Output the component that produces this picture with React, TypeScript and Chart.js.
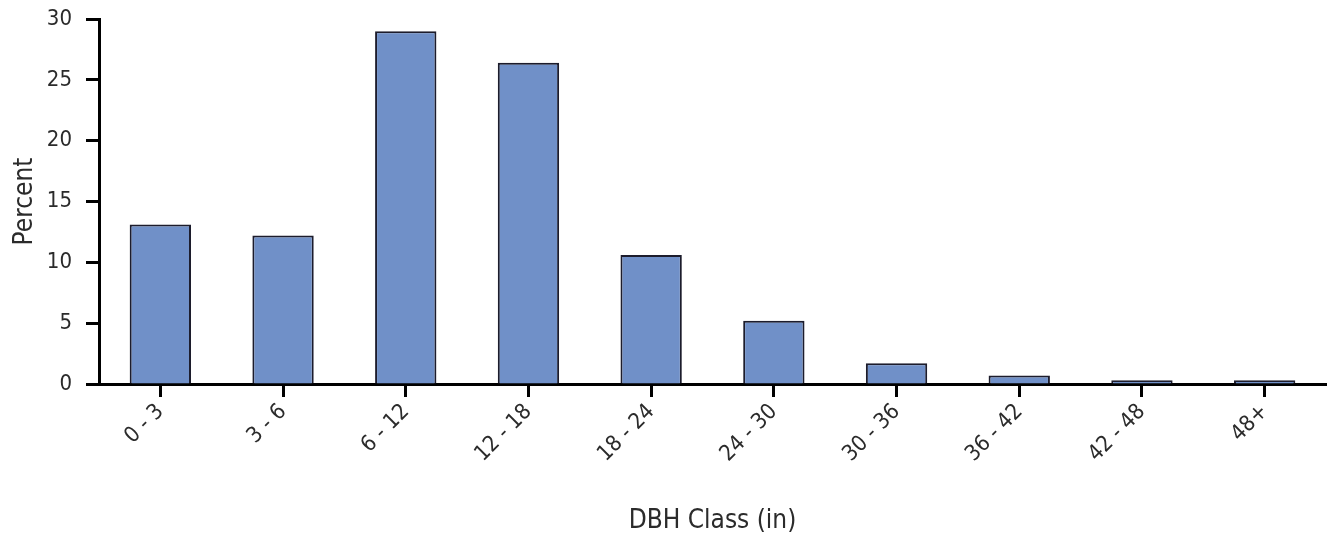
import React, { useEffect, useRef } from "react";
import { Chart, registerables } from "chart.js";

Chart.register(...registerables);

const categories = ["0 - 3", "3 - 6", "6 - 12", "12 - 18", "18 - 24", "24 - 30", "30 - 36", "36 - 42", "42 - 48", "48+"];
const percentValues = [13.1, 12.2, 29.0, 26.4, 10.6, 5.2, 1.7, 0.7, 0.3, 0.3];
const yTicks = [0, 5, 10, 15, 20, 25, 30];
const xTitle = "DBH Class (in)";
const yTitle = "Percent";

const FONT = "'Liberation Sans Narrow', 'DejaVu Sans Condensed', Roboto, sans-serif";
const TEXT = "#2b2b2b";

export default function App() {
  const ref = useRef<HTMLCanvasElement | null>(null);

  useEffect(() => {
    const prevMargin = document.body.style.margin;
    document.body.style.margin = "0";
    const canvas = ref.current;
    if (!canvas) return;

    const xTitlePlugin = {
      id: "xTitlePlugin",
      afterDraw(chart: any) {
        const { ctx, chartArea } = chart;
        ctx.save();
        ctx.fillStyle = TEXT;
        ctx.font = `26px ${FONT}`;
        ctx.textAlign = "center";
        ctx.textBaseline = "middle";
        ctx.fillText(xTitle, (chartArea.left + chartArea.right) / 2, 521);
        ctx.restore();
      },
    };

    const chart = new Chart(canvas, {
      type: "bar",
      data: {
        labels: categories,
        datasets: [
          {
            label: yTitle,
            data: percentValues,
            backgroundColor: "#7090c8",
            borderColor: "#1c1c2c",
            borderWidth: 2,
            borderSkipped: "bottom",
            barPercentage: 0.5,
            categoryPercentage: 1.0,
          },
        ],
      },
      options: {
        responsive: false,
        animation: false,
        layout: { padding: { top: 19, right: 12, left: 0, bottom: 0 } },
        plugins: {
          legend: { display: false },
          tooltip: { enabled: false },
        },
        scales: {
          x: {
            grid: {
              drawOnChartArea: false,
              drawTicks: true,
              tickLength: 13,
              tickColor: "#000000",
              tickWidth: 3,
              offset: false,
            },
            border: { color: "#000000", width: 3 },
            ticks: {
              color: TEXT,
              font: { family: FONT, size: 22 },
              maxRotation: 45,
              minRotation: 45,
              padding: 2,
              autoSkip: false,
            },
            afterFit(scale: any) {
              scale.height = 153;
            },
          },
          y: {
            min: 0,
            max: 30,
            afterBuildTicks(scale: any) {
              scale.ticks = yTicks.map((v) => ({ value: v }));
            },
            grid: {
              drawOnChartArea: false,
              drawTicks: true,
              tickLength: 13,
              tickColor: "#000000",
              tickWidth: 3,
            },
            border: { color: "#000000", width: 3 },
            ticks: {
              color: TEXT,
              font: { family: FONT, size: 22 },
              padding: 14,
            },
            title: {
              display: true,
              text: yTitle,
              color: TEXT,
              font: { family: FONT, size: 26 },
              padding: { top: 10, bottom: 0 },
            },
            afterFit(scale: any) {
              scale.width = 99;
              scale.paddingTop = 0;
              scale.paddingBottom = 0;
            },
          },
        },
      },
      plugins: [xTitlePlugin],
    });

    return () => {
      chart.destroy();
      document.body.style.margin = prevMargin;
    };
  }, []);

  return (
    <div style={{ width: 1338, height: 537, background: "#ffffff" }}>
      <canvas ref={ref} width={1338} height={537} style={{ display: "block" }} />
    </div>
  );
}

---

**PROBLEM STATEMENT**. Write out exactly the lines between the start of the data and the line with "Chart.register(...registerables);", including both, but none of the pictures.

**PROBLEM SOLUTION**.
Output the component that produces this picture with React, TypeScript and Chart.js.
import React, { useEffect, useRef } from "react";
import { Chart, registerables } from "chart.js";

Chart.register(...registerables);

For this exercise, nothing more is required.